If anything to the contrary is thought to have been intended in Perry v. Marbury Lumber Company, 212 Ala. 542, 103 So. 580, that supposed conflict is due to the fact that the allegation of the complaint in that case was that plaintiff had yielded to an outstanding paramount title, wherein the complaint in that case differed from the complaint in this.
Nor can the giving of the charge here in question be justified or excused on the ground that it asserted a correct proposition of law as well as an incorrect proposition. The two propositions were so connected as that the jury could not be expected to separate them. As matters of law and fact they were associated in the charge in such wise that they could not be assigned to their appropriate spheres of influence by any one not learned — or required and therefore expected to be learned in a highly technical branch of the law. Sulser v. Sayre,4 Ala. App. 452, 58 So. 758, cited by appellees to the proposition that where the instruction is good in part and in part bad, an exception to the whole is unavailing, was a case in which the appellant had excepted to the whole of the court's oral instruction involving in most cases more than one proposition of law. Of course, in a case of that sort, each exception must be directed to a separate proposition of the charge. Nor do we think that the authority of Birmingham Waterworks v. Justice, 204 Ala. 547, 86 So. 389, can suffice to avoid error in the present case.
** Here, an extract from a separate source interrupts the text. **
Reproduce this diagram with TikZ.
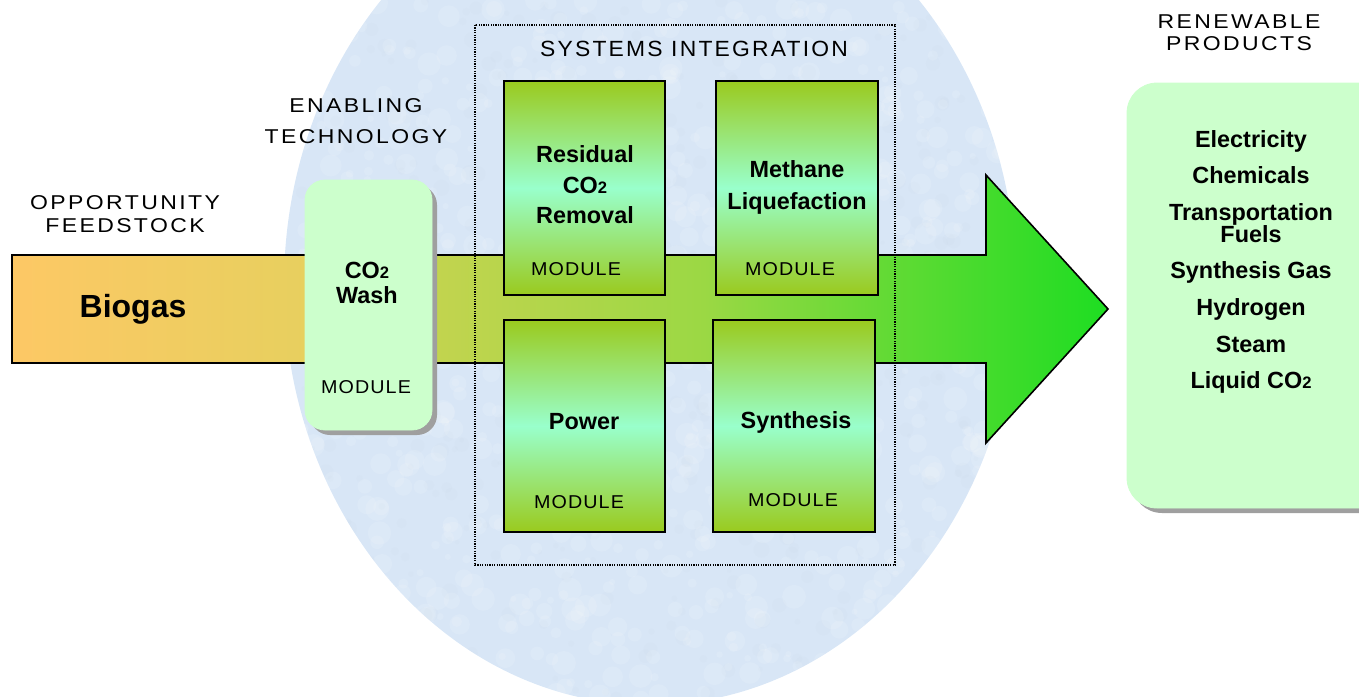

So much of the decision in that case as is shown by the fourth headnote, if sound in any case, cannot avail to avoid a reversal in this case for the reason that there the charge related to different elements of assessable damage, whereas in the present case *Page 363 
the charge in question contained propositions of law each of which went to the entire right of recovery.
Reversed and remanded.
ANDERSON, C. J., and THOMAS and BROWN, JJ., concur.